Tapi, yang bikin Kiai Ali beda dari ulama lain bukan cuma gelar akademiknya. Beliau punya filosofi hidup yang nyeleneh tapi dalem: “Jangan mati sebelum jadi penulis.” Makanya, karya tulisnya bejibun. Dari soal hadis, aqidah, fiqh, sampai dakwah. Judul-judul bukunya kadang bikin kening berkerut, tapi isinya? Bikin mikir dan kadang ngakak sendiri. Salah satu yang terkenal: “Hadis-Hadis Palsu Seputar Ramadhan”. Coba deh baca, dijamin nggak ngantuk.

Ngomongin soal guru, Kiai Ali punya banyak panutan. Di Tebuireng, beliau belajar sama kiai-kiai senior. Tapi yang paling berpengaruh, katanya, Muhammad Mustafa Al-A’dzami. Dari beliau, Kiai Ali belajar semangat menulis dan sikap kritis ke orientalis. Jadi, kalau sekarang ada yang suka debat soal hadis di medsos, bisa jadi itu efek domino dari pemikiran Kiai Ali.

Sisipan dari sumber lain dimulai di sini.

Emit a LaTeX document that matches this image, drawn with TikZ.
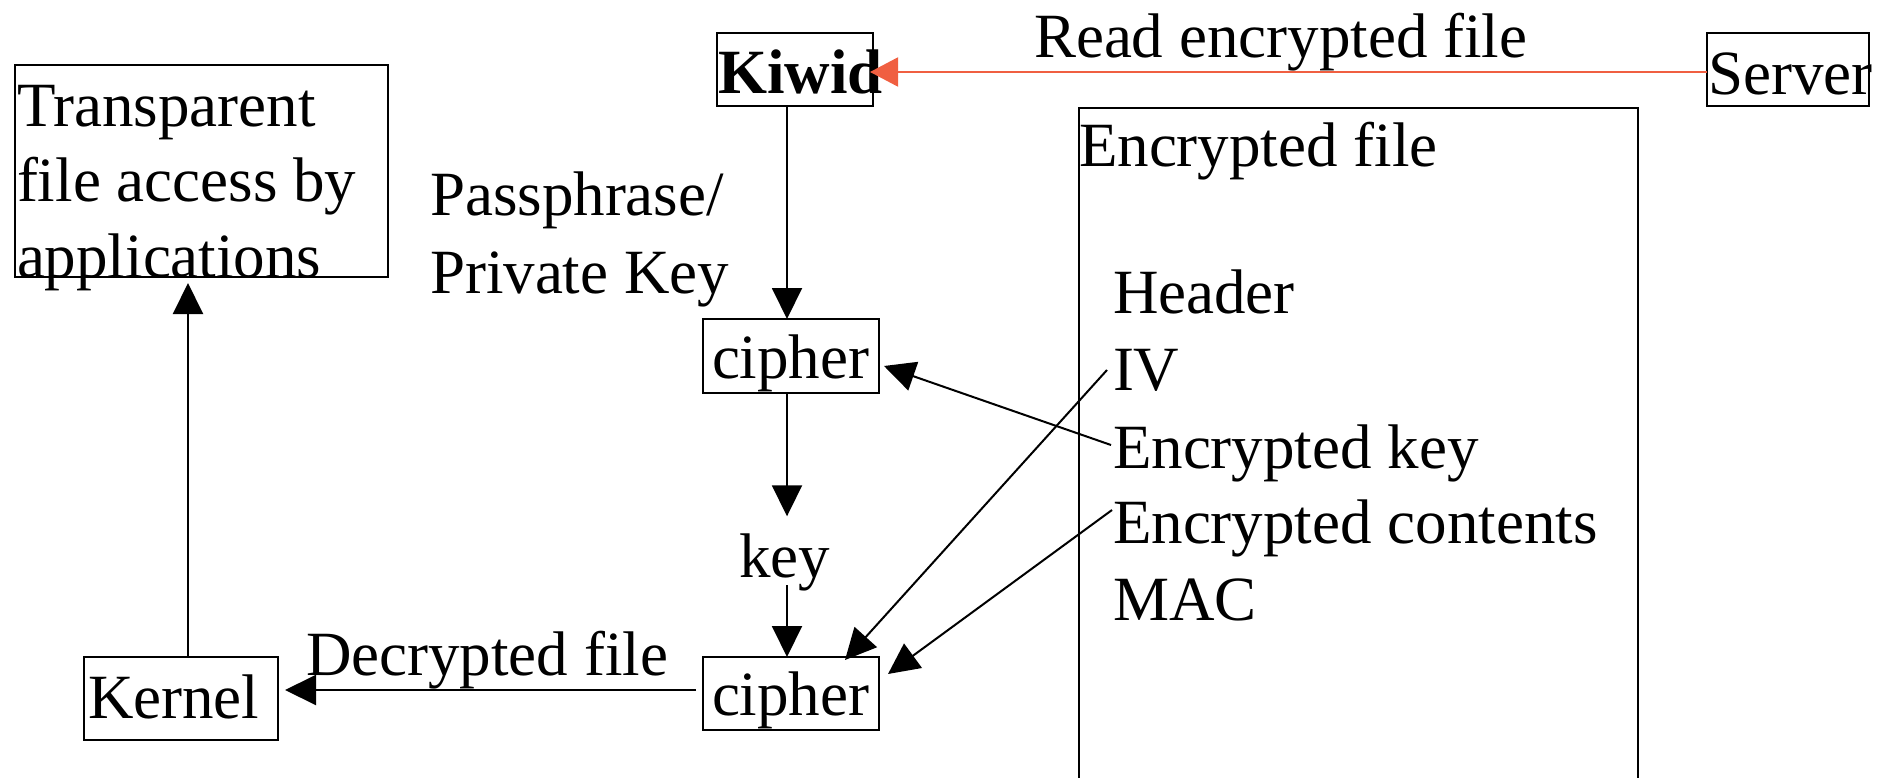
\documentclass[tikz,border=0pt]{standalone}
\usepackage{fontspec}
\setmainfont{Liberation Serif}
\usetikzlibrary{arrows.meta,calc}
\definecolor{redarrow}{RGB}{240,95,65}
\begin{document}
\begin{tikzpicture}[x=1pt,y=-1pt,
  box/.style={draw, line width=2pt, inner sep=0pt, outer sep=0pt},
  txt/.style={inner sep=0pt, outer sep=0pt, anchor=base west, font=\fontsize{63}{77}\selectfont},
  arr/.style={line width=2pt, -{Triangle[length=31pt,width=30pt]}},
]
\useasboundingbox (0,0) rectangle (1892,778);
% boxes
\node[box, minimum width=373pt, minimum height=212pt] (trans) at (201.5,171) {};
\node[box, minimum width=156pt, minimum height=73pt] (kiwid) at (795,69.5) {};
\node[box, minimum width=162pt, minimum height=73pt] (server) at (1788,69.5) {};
\node[box, minimum width=559pt, minimum height=692pt] (encfile) at (1358.5,454) {};
\node[box, minimum width=176pt, minimum height=74pt] (cipherA) at (791,356) {};
\node[box, minimum width=176pt, minimum height=73pt] (cipherB) at (791,693.5) {};
\node[box, minimum width=194pt, minimum height=83pt] (kernel) at (181,698.5) {};
% texts
\node[txt] (transA) at (17,127) {Transparent};
\node[txt] (transB) at (17,202) {file access by};
\node[txt] (transC) at (17,277) {applications};
\node[txt] (kiwidt) at (718,94) {\bfseries Kiwid};
\node[txt] (servert) at (1708,95) {Server};
\node[txt] (readlbl) at (1034,58) {Read encrypted file};
\node[txt] (passA) at (430,215) {Passphrase/};
\node[txt] (passB) at (430,293) {Private Key};
\node[txt] (cipherAt) at (712,378) {cipher};
\node[txt] (cipherBt) at (712,715) {cipher};
\node[txt] (kernelt) at (88,718) {Kernel};
\node[txt] (keylbl) at (739,577) {key};
\node[txt] (declbl) at (306,675) {Decrypted file};
\node[txt] (enctitle) at (1079,167) {Encrypted file};
\node[txt] (hdr) at (1113,313) {Header};
\node[txt] (iv) at (1113,390) {IV};
\node[txt] (ekey) at (1113,468) {Encrypted key};
\node[txt] (econt) at (1113,543) {Encrypted contents};
\node[txt] (mac) at (1113,620) {MAC};
% connectors
\draw[arr, redarrow, -{Triangle[length=28pt,width=29pt]}, shorten >=-3pt] ([yshift=-2.5pt]server.west) -- ([yshift=-2.5pt]kiwid.east);
\draw[arr] ([xshift=-8pt]kiwid.south) -- ([xshift=-4pt]cipherA.north);
\draw[arr, shorten >=17pt] ([xshift=-4pt]cipherA.south) -- ([xshift=-4pt]cipherA.south |- keylbl.north);
\draw[arr] ([xshift=-4pt,yshift=-8pt]cipherB.north |- keylbl.base) -- ([xshift=-4pt]cipherB.north);
\draw[arr, shorten >=6pt] ([xshift=7pt]kernel.north) -- ([xshift=7pt]kernel.north |- trans.south);
\draw[arr, shorten <=7pt, shorten >=7pt] ([yshift=3.5pt]cipherB.west) -- ([yshift=3.5pt]cipherB.west -| kernel.east);
\draw[arr] ($(ekey.base west)+(-2,-23)$) -- ($(cipherA.east)+(5,10)$);
\draw[arr] ($(iv.base west)+(-6,-20)$) -- ($(cipherB.north east)+(-34,3)$);
\draw[arr] ($(econt.base west)+(-1,-33)$) -- ($(cipherB.north east)+(9,17)$);
\end{tikzpicture}
\end{document}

Metode memahami hadis ala Kiai Ali juga unik. Ada tiga: pertama, gabungin pemahaman tekstual dan kontekstual. Kedua, kumpulin hadis tematik biar gampang diteliti sanad dan matannya. Ketiga, metode kontroversialitas—kalau ada hadis yang kayaknya “bentrok” sama logika, beliau punya cara sendiri buat nyari jalan tengah. Kadang, caranya lebih ribet dari skripsi mahasiswa, tapi hasilnya? Bikin adem.

Yang paling keren, Kiai Ali nggak takut beda pendapat. Baik lewat tulisan, ceramah, atau diskusi, beliau selalu berani tampil dengan argumen yang tajam tapi tetap santun. Nggak heran, beliau dijuluki ahli hadis kontemporer. Sampai akhir hayatnya, beliau masih aktif ngajar, ngisi pengajian, dan ngasuh pesantren. Bahkan, wafatnya pun di hari Kamis Subuh, 28 April 2016, pas lagi sibuk ngurus ilmu.

Buat santri dan pecinta ilmu, Kiai Ali itu inspirasi. Bukan cuma soal hafalan hadis, tapi juga soal semangat belajar, menulis, dan nggak gampang puas. Filosofinya sederhana: hidup itu harus bermanfaat, minimal lewat tulisan. Jadi, kalau kamu lagi galau nulis makalah atau skripsi, inget pesan Kiai Ali: “Jangan mati sebelum jadi penulis.”

Akhir kata, hidup Kiai Ali Mustafa Yaqub itu bukti kalau jadi ulama nggak harus kaku dan jauh dari realita. Santai boleh, tapi tetap kritis dan produktif. Siapa tahu, suatu hari nanti, kamu juga bisa jadi ulama yang namanya disebut-sebut di seminar—atau minimal, di grup WhatsApp keluarga.


Artikel ini ditulis buat kamu yang butuh inspirasi dari ulama Indonesia. Kalau Kiai Ali aja bisa produktif dan santai, masa kamu nggak?